§ Given request
Only the lines between the line with "Convert this chart to matplotlib code." and the line with "from matplotlib.ticker import", together with those two lines themselves, are to be copied exactly.

§ Supplied data
==================================================

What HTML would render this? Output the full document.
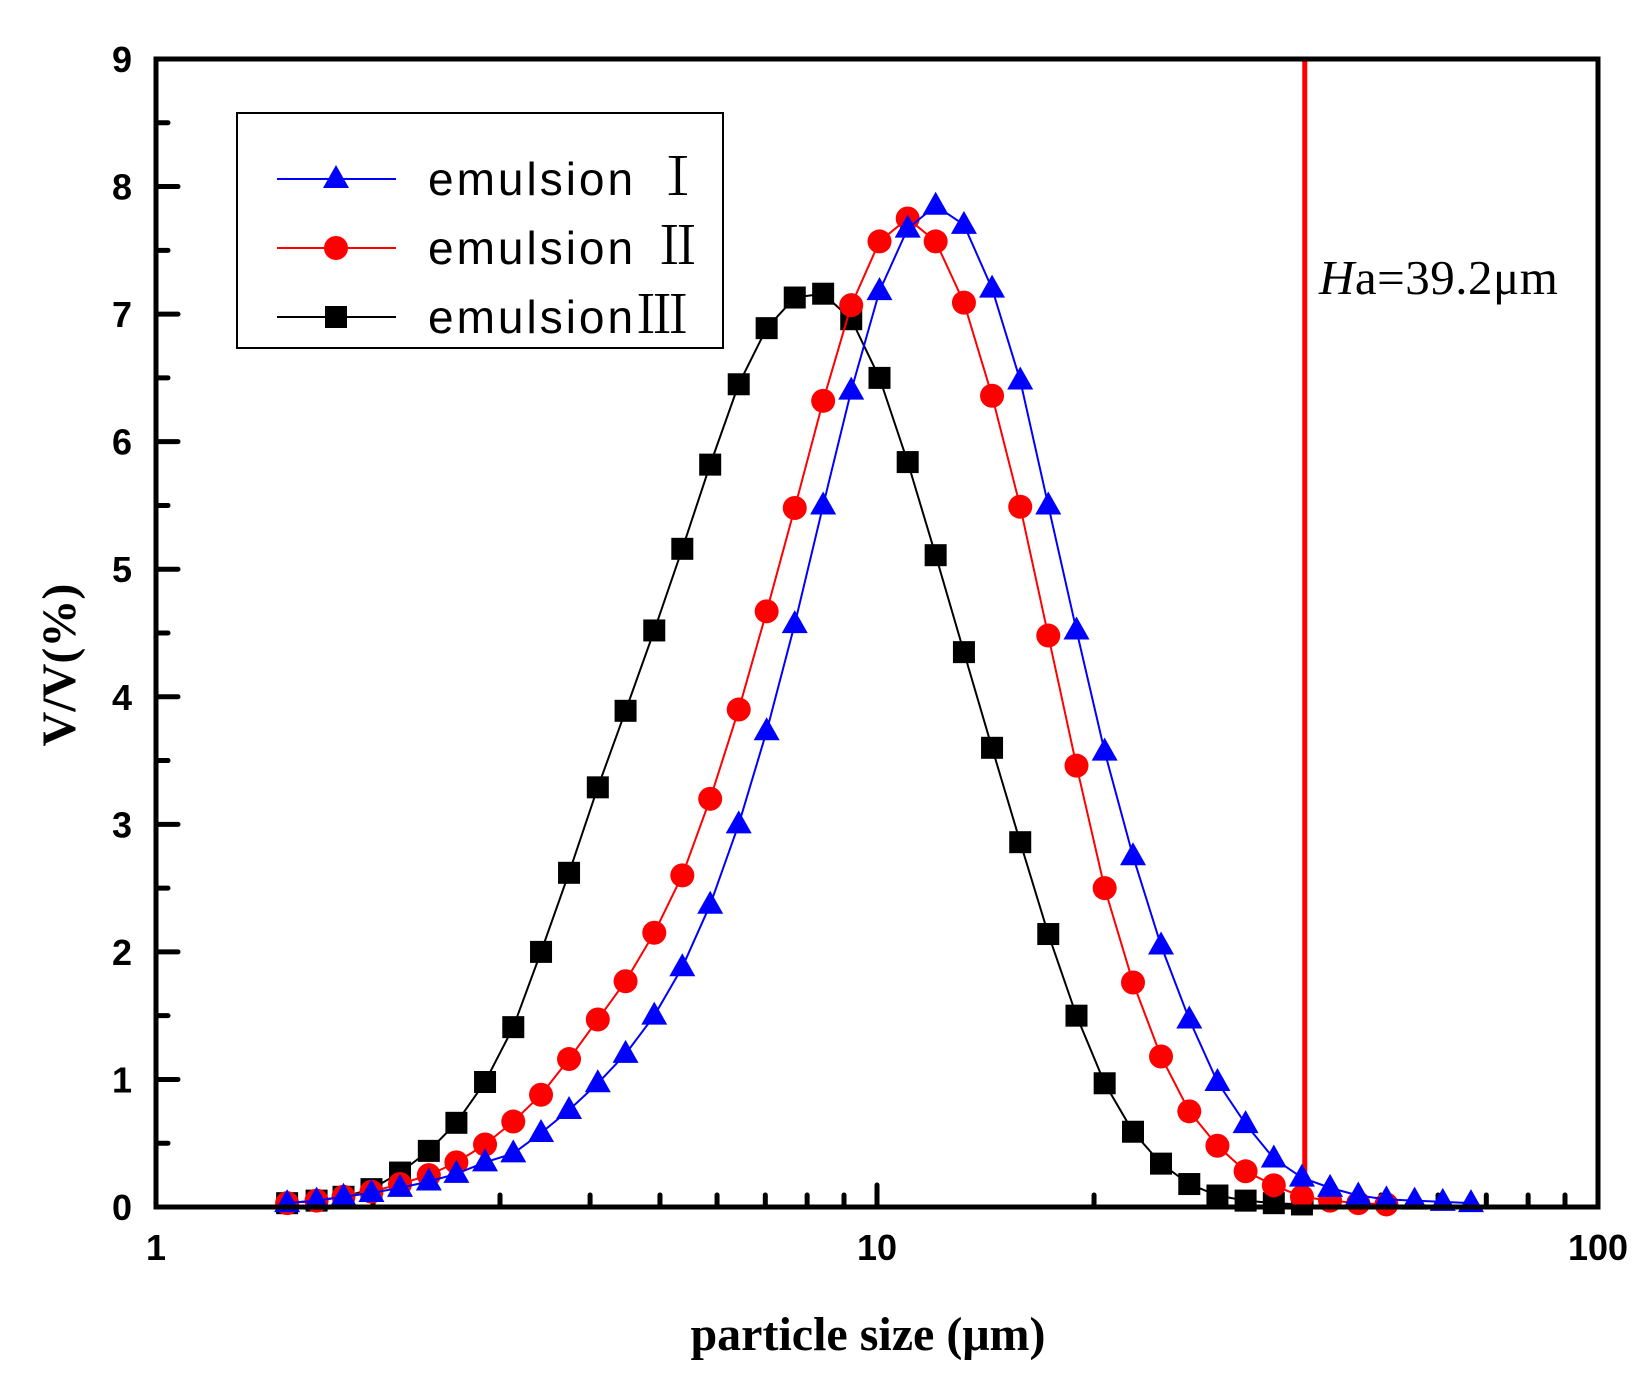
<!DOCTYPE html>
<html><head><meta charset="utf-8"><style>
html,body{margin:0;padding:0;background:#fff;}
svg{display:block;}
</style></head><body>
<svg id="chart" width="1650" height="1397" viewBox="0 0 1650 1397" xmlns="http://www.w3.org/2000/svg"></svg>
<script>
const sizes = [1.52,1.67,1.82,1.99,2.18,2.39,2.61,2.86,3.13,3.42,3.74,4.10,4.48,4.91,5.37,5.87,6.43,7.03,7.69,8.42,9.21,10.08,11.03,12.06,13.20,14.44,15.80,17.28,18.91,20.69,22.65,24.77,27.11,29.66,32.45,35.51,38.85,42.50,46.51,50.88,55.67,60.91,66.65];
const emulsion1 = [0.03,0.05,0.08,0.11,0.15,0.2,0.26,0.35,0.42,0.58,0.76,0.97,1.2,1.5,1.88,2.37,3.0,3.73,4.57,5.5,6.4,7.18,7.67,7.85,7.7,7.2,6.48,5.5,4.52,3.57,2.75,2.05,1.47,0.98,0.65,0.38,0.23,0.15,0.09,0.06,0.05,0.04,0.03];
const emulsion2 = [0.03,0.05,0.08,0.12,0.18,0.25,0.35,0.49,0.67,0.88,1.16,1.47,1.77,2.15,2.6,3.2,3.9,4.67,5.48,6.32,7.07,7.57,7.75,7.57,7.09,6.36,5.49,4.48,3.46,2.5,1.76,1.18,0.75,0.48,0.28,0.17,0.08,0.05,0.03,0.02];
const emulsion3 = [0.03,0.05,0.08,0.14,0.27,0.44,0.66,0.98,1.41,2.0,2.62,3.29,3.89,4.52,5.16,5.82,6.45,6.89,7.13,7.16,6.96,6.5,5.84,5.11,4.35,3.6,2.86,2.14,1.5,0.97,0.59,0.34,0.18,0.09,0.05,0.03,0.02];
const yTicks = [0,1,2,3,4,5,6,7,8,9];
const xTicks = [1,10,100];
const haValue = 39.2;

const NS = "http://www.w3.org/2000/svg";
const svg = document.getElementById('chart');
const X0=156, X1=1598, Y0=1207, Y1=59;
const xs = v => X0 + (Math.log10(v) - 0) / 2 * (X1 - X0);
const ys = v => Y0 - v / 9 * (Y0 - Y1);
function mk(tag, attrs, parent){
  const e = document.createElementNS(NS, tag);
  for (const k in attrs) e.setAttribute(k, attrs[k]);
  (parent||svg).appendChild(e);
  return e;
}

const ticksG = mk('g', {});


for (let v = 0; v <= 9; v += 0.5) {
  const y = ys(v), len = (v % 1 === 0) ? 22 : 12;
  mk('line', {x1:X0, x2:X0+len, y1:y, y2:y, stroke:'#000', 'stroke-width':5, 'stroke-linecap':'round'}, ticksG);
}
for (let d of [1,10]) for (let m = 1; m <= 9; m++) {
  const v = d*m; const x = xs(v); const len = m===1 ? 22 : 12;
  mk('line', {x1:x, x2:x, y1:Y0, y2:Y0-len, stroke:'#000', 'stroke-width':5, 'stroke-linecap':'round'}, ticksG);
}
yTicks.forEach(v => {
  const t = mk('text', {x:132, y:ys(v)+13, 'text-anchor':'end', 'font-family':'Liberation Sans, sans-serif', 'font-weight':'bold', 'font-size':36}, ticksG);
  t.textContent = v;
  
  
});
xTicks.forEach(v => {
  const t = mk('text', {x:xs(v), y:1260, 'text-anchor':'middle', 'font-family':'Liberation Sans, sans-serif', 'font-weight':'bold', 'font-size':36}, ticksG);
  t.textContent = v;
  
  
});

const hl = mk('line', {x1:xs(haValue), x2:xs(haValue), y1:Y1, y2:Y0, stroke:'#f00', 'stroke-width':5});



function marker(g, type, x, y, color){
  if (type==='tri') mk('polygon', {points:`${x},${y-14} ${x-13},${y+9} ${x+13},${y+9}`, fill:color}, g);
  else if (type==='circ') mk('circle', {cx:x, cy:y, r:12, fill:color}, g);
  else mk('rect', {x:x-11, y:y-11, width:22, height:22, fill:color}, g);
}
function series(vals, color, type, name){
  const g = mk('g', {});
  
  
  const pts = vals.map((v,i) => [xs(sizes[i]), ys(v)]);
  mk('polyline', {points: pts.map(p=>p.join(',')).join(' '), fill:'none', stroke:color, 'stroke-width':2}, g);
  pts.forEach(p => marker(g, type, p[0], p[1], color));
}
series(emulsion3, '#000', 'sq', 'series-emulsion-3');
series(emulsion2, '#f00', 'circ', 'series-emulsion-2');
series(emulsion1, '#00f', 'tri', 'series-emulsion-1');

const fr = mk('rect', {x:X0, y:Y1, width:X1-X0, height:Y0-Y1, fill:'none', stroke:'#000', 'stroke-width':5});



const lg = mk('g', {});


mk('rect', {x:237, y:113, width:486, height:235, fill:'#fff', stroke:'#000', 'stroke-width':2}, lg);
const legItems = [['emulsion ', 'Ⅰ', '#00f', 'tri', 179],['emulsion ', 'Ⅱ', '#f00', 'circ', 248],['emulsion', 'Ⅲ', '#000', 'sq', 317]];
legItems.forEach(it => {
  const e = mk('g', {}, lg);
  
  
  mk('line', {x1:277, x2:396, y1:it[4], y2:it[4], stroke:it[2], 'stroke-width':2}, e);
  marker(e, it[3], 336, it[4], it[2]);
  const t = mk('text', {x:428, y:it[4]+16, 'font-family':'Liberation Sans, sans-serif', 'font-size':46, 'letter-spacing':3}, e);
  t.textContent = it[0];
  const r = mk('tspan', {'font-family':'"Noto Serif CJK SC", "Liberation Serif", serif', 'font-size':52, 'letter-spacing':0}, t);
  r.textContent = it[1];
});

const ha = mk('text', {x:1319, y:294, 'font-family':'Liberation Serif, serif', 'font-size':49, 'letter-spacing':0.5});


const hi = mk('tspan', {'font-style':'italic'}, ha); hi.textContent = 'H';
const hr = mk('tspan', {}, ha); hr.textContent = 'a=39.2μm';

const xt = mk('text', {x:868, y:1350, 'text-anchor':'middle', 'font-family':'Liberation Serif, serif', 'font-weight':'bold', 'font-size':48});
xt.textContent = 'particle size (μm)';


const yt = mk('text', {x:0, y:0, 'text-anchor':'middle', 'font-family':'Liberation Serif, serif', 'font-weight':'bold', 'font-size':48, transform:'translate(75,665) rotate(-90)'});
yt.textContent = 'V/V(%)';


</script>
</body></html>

==================================================

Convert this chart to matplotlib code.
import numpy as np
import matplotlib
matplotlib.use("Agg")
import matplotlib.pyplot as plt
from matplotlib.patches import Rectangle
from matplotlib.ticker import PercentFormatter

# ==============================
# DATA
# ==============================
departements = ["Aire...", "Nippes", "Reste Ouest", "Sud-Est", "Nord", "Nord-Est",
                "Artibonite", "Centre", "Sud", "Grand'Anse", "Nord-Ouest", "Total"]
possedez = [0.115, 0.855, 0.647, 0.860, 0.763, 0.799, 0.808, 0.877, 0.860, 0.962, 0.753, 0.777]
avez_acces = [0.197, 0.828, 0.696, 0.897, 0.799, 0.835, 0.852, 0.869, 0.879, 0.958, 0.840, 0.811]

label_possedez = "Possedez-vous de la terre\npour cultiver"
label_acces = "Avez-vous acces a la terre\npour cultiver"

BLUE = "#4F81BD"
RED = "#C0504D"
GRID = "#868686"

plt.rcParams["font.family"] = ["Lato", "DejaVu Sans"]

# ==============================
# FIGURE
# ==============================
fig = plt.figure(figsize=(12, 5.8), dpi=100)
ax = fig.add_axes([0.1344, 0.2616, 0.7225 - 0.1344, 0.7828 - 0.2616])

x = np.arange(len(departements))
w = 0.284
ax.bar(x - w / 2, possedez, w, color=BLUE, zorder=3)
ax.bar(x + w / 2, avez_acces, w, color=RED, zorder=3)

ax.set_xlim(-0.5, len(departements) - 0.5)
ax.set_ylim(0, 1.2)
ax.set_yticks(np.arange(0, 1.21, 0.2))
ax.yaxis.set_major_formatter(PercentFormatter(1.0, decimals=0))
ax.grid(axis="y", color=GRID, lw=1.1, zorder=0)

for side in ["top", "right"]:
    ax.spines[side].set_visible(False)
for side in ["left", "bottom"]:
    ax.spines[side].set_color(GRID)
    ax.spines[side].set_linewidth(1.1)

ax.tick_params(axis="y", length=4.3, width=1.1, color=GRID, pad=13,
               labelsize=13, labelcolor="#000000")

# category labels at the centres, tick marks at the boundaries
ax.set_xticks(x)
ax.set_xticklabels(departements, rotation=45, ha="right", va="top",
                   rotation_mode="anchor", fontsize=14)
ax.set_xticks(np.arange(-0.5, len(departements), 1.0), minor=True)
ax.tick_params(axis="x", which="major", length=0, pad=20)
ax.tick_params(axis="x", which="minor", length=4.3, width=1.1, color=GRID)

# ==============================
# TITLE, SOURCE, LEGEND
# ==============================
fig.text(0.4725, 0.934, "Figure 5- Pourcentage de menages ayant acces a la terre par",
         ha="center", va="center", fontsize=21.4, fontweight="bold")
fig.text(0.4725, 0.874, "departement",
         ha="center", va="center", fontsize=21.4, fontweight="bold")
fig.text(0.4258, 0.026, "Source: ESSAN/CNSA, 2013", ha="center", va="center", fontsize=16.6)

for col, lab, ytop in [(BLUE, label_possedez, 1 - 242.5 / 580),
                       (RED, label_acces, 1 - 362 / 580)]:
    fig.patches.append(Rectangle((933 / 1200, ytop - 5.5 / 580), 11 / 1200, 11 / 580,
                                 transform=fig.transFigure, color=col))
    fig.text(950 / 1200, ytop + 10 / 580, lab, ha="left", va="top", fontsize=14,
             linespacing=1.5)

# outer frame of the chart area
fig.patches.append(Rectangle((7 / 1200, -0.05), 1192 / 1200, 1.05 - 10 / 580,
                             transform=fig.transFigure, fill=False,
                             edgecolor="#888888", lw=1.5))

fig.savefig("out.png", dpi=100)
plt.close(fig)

==================================================

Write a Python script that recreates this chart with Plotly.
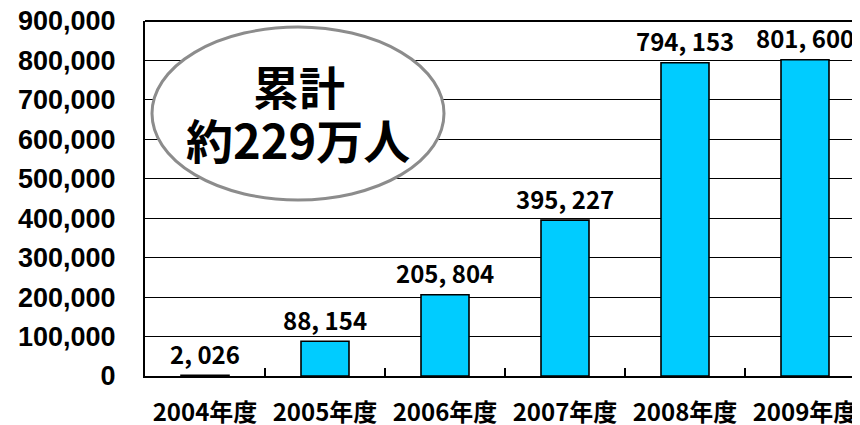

==================================================

§ Task result
Convert this chart to matplotlib code.
import numpy as np
import matplotlib
matplotlib.use("Agg")
import matplotlib.pyplot as plt
from matplotlib.patches import Rectangle
from matplotlib.ticker import PercentFormatter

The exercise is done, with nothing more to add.